■ INPUT ROWS:
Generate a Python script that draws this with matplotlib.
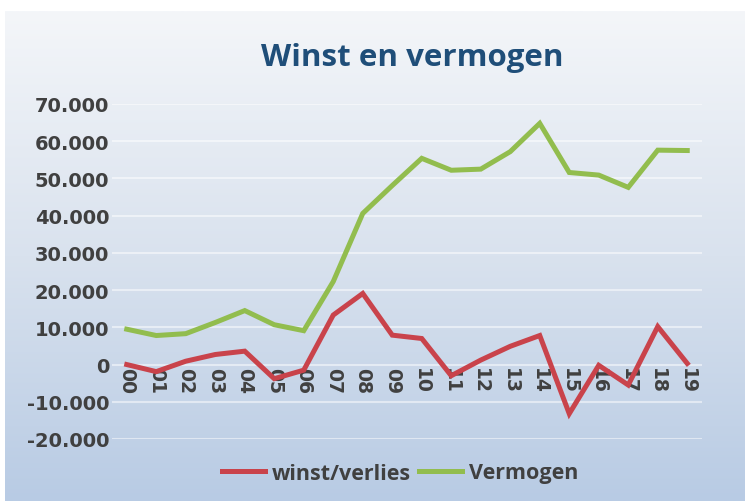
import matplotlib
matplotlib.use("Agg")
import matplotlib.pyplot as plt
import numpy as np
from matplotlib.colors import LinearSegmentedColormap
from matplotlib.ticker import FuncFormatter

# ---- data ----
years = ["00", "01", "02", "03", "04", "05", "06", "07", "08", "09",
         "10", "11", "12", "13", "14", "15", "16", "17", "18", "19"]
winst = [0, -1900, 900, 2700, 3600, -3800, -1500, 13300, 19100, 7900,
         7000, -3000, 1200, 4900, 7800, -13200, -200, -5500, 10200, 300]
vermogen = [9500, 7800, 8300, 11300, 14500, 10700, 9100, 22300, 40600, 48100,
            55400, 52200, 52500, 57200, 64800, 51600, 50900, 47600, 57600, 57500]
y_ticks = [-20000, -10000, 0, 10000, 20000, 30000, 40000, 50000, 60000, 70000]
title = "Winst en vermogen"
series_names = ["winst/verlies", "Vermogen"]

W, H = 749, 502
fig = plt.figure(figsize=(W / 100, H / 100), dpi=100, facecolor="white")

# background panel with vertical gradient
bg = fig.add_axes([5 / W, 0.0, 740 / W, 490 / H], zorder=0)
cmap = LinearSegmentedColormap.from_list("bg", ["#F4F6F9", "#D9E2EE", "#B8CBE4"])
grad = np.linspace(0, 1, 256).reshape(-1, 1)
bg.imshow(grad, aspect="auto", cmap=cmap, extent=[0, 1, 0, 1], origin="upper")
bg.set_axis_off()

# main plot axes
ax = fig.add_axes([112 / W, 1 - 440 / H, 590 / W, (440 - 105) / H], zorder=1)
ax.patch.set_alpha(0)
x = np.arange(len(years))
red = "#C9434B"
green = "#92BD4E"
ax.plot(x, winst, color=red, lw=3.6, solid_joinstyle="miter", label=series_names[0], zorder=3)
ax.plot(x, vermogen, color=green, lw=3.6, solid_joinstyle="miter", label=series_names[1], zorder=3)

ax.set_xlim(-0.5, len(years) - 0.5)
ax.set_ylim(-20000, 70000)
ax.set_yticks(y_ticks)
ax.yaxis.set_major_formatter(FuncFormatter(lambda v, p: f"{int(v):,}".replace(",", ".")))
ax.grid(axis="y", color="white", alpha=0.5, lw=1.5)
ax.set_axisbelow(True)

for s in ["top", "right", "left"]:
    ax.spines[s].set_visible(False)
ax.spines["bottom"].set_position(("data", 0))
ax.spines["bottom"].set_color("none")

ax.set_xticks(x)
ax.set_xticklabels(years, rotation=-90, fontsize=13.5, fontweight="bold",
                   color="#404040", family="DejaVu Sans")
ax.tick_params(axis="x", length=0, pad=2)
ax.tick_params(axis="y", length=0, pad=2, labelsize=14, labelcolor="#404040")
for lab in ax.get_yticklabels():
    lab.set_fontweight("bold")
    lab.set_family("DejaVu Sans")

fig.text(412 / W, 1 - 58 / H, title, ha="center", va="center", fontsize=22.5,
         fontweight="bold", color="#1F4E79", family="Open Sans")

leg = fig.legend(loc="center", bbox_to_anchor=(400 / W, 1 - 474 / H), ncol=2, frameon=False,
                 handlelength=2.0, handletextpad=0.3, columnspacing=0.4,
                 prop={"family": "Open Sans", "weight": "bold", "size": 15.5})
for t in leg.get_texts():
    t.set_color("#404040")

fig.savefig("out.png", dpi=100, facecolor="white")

* * *

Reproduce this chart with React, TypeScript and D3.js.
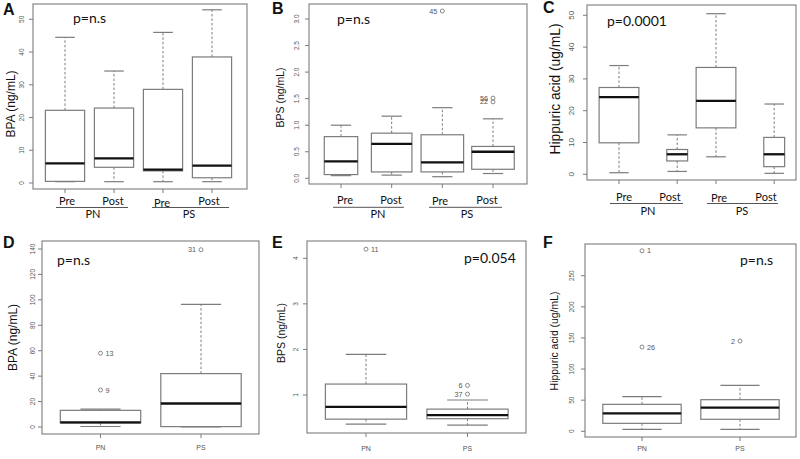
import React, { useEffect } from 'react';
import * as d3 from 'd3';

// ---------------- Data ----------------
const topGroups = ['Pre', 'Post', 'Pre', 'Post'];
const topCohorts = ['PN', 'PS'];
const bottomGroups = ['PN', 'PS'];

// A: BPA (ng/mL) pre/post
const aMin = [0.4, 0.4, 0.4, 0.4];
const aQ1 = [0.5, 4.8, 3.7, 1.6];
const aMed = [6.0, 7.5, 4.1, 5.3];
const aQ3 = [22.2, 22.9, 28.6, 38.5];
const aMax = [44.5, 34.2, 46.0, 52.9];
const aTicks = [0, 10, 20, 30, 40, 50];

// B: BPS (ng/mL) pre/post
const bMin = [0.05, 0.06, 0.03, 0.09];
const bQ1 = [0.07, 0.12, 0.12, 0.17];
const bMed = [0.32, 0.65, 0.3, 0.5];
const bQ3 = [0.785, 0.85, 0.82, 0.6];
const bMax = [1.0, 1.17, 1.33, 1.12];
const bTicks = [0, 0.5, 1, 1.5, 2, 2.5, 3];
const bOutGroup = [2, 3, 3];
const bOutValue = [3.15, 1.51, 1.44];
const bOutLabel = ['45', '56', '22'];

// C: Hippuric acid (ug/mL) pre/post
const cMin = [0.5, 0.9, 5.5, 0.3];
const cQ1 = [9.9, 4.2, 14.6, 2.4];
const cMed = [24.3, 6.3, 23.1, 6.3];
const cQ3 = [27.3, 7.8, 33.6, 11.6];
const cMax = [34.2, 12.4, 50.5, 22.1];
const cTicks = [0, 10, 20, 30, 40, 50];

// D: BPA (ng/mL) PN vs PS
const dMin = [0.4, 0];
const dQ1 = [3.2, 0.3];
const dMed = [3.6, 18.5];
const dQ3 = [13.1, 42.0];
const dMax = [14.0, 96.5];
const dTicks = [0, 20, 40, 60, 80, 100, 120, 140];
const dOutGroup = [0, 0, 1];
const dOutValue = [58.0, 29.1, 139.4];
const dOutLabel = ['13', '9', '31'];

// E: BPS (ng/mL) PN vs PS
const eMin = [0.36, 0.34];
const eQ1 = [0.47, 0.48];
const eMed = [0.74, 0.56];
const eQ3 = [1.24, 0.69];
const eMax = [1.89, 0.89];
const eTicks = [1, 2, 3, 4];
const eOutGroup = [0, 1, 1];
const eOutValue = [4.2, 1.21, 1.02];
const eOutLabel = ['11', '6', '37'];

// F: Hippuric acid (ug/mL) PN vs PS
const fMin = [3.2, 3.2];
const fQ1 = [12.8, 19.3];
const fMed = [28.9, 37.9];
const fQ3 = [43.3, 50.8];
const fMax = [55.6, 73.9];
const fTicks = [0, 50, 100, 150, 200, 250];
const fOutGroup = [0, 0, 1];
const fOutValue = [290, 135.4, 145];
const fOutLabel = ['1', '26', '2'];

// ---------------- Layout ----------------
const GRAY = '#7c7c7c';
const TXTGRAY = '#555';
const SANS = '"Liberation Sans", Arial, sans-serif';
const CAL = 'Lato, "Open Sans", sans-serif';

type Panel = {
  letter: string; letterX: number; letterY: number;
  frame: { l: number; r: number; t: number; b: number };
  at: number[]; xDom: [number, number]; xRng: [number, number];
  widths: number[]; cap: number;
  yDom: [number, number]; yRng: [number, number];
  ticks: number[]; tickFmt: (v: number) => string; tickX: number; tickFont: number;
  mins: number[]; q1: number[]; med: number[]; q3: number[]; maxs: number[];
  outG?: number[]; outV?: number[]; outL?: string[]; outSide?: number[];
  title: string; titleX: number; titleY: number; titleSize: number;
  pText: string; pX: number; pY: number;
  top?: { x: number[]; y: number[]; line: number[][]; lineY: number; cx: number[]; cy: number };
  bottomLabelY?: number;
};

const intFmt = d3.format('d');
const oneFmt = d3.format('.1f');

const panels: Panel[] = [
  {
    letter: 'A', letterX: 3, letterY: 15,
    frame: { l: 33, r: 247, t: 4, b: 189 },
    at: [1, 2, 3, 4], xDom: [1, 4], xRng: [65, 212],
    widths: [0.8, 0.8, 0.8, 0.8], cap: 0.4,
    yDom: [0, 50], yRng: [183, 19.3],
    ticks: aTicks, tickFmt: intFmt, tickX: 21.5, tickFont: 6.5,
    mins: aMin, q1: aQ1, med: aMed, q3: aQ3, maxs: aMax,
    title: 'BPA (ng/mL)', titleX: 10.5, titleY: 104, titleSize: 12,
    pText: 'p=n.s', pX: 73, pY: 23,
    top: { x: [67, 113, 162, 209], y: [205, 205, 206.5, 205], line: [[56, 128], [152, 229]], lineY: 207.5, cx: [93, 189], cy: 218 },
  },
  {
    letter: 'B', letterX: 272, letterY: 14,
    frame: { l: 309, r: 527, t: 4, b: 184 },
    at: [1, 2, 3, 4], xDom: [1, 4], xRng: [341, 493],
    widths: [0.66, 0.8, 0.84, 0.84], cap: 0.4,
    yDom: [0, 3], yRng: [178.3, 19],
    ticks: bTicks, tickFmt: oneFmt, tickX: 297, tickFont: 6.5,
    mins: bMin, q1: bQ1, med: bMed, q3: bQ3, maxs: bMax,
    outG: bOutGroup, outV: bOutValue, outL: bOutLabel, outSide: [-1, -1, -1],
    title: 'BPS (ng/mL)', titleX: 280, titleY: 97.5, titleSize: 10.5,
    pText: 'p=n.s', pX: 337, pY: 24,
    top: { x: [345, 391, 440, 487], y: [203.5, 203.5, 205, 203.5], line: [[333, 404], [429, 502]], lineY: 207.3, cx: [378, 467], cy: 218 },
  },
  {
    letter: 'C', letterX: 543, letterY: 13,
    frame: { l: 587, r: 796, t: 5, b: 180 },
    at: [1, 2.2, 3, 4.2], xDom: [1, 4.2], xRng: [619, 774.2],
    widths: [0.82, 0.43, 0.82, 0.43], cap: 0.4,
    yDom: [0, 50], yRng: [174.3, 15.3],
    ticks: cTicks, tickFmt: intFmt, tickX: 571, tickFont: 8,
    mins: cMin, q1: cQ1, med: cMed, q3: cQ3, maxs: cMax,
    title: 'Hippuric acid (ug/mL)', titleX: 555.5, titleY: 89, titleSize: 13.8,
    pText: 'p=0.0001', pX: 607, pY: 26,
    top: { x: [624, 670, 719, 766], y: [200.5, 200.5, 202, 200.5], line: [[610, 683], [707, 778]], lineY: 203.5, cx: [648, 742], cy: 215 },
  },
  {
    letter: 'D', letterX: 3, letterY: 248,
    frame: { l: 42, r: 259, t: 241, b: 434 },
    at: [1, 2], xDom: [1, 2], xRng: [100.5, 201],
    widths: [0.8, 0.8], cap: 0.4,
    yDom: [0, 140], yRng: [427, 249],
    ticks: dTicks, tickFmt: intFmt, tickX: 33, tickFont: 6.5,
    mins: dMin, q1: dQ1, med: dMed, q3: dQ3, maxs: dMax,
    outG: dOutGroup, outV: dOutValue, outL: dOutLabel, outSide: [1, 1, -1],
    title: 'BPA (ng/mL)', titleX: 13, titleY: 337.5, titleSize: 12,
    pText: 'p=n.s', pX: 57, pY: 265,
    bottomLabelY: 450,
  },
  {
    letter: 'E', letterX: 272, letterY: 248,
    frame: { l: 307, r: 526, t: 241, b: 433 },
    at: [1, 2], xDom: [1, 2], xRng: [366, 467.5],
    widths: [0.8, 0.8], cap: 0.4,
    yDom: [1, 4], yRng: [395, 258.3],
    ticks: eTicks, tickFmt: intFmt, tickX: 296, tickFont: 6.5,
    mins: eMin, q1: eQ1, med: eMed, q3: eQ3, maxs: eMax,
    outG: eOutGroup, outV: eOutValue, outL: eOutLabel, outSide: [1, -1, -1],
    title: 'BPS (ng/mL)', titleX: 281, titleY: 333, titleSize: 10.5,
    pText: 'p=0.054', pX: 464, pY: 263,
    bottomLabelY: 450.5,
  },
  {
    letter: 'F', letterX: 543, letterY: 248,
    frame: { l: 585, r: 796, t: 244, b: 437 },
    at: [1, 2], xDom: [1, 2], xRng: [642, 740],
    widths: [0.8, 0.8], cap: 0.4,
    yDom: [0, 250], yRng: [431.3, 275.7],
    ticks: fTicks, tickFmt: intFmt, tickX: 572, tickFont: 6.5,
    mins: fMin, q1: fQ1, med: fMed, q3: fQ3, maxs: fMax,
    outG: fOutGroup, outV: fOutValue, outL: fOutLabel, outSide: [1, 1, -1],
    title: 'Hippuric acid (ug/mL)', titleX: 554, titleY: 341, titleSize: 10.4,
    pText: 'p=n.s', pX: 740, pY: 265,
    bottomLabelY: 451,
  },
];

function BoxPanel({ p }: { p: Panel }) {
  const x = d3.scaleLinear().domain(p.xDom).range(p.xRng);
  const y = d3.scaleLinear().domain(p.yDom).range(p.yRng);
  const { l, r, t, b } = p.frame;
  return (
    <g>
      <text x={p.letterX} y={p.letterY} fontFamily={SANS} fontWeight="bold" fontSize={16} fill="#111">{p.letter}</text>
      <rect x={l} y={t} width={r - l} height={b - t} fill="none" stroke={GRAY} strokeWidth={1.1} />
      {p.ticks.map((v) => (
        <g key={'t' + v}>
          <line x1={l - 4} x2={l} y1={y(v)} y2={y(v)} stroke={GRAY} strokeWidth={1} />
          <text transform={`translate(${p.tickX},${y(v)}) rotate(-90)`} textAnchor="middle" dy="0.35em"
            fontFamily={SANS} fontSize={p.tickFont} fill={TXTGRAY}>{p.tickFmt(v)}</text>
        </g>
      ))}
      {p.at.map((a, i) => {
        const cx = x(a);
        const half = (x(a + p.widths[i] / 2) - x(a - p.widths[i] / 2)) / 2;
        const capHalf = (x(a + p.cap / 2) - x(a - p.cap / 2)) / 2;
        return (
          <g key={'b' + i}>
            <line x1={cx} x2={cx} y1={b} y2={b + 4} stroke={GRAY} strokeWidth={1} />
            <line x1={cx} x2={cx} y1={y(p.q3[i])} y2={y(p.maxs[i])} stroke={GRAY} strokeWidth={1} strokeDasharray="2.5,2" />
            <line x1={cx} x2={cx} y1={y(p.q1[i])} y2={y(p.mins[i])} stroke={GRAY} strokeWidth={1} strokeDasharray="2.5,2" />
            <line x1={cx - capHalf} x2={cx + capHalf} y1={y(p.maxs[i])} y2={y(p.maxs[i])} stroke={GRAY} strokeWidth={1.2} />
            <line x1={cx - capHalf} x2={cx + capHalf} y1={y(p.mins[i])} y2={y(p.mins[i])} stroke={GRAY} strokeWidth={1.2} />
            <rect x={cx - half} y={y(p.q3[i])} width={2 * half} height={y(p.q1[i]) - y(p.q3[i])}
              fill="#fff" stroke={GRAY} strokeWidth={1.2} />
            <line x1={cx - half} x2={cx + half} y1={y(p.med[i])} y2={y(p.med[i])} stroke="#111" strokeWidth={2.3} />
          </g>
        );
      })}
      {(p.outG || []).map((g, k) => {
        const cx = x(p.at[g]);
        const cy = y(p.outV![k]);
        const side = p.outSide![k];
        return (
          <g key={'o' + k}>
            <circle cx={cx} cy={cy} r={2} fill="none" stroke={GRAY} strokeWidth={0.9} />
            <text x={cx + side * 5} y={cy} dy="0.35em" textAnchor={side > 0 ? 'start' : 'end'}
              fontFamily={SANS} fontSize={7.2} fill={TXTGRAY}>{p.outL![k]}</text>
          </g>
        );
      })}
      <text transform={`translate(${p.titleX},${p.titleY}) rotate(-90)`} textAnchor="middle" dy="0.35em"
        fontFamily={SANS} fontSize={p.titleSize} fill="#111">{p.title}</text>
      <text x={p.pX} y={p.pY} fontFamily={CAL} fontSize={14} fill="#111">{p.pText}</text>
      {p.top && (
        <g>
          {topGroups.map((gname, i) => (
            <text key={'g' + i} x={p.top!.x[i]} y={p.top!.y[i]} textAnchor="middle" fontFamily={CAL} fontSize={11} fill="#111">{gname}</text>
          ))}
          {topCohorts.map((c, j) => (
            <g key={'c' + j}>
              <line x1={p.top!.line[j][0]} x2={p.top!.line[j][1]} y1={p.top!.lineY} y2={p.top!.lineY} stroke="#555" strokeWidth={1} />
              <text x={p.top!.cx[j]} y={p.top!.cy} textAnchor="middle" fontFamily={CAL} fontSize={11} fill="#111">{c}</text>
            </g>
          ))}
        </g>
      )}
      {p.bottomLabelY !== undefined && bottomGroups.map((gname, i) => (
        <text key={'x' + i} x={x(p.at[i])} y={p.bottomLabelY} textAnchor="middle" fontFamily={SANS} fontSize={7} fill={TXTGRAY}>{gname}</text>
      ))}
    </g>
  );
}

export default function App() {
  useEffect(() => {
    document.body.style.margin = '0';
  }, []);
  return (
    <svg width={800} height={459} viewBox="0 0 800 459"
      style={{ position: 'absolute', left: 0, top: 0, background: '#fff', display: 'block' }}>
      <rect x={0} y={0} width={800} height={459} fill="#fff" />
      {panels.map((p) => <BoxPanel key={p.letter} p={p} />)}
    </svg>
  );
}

==

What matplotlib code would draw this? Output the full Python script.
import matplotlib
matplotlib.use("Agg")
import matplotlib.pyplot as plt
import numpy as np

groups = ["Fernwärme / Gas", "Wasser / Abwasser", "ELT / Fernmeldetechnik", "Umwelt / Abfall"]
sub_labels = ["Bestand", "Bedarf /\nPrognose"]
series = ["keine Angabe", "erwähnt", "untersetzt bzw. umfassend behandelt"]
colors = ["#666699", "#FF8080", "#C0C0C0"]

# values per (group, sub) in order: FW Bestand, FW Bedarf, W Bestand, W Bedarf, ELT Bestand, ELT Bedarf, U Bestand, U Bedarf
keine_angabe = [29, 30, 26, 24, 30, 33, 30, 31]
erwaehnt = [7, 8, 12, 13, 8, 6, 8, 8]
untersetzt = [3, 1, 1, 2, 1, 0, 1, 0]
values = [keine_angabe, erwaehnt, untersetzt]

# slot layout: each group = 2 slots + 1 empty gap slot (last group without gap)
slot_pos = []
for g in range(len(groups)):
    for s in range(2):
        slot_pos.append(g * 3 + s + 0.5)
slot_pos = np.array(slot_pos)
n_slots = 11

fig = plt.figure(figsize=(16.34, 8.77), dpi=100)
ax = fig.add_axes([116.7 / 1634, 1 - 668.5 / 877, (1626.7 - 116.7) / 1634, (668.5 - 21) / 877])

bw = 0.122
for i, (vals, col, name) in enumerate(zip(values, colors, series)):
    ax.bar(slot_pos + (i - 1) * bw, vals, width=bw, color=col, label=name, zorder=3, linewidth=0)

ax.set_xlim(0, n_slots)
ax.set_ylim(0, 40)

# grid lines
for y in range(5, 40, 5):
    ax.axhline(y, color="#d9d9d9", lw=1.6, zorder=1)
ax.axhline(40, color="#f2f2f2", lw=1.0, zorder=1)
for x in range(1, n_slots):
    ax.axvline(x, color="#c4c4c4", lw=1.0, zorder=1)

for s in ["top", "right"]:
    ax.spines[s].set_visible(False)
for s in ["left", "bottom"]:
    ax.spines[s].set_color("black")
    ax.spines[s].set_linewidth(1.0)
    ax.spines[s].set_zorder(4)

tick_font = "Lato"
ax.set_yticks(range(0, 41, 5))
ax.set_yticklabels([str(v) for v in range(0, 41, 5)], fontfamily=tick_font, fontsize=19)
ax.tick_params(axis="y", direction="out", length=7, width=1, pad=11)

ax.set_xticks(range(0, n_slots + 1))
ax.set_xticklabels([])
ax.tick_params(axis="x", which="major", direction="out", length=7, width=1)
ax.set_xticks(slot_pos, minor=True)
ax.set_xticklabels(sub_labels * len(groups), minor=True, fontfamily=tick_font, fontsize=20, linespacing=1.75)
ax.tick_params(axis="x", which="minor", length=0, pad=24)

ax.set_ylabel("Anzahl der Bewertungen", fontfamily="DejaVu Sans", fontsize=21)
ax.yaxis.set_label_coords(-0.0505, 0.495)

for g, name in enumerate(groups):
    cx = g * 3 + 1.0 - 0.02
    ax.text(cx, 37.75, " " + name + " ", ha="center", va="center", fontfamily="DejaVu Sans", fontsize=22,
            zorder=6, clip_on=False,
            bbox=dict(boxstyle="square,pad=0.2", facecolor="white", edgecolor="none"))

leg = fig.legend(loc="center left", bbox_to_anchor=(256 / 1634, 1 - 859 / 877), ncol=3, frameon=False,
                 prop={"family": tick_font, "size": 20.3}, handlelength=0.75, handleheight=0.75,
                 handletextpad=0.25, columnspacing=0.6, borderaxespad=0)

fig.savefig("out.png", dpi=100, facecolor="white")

■ EXERCISE DESCRIPTION: Copy the lines above exactly, starting with the line that contains "Reproduce this chart" and ending with the line that contains "const dOutLabel = ['13', '9', '31'];", and leave out any pictures.

■ THE ANSWER:
Reproduce this chart with React, TypeScript and D3.js.
import React, { useEffect } from 'react';
import * as d3 from 'd3';

// ---------------- Data ----------------
const topGroups = ['Pre', 'Post', 'Pre', 'Post'];
const topCohorts = ['PN', 'PS'];
const bottomGroups = ['PN', 'PS'];

// A: BPA (ng/mL) pre/post
const aMin = [0.4, 0.4, 0.4, 0.4];
const aQ1 = [0.5, 4.8, 3.7, 1.6];
const aMed = [6.0, 7.5, 4.1, 5.3];
const aQ3 = [22.2, 22.9, 28.6, 38.5];
const aMax = [44.5, 34.2, 46.0, 52.9];
const aTicks = [0, 10, 20, 30, 40, 50];

// B: BPS (ng/mL) pre/post
const bMin = [0.05, 0.06, 0.03, 0.09];
const bQ1 = [0.07, 0.12, 0.12, 0.17];
const bMed = [0.32, 0.65, 0.3, 0.5];
const bQ3 = [0.785, 0.85, 0.82, 0.6];
const bMax = [1.0, 1.17, 1.33, 1.12];
const bTicks = [0, 0.5, 1, 1.5, 2, 2.5, 3];
const bOutGroup = [2, 3, 3];
const bOutValue = [3.15, 1.51, 1.44];
const bOutLabel = ['45', '56', '22'];

// C: Hippuric acid (ug/mL) pre/post
const cMin = [0.5, 0.9, 5.5, 0.3];
const cQ1 = [9.9, 4.2, 14.6, 2.4];
const cMed = [24.3, 6.3, 23.1, 6.3];
const cQ3 = [27.3, 7.8, 33.6, 11.6];
const cMax = [34.2, 12.4, 50.5, 22.1];
const cTicks = [0, 10, 20, 30, 40, 50];

// D: BPA (ng/mL) PN vs PS
const dMin = [0.4, 0];
const dQ1 = [3.2, 0.3];
const dMed = [3.6, 18.5];
const dQ3 = [13.1, 42.0];
const dMax = [14.0, 96.5];
const dTicks = [0, 20, 40, 60, 80, 100, 120, 140];
const dOutGroup = [0, 0, 1];
const dOutValue = [58.0, 29.1, 139.4];
const dOutLabel = ['13', '9', '31'];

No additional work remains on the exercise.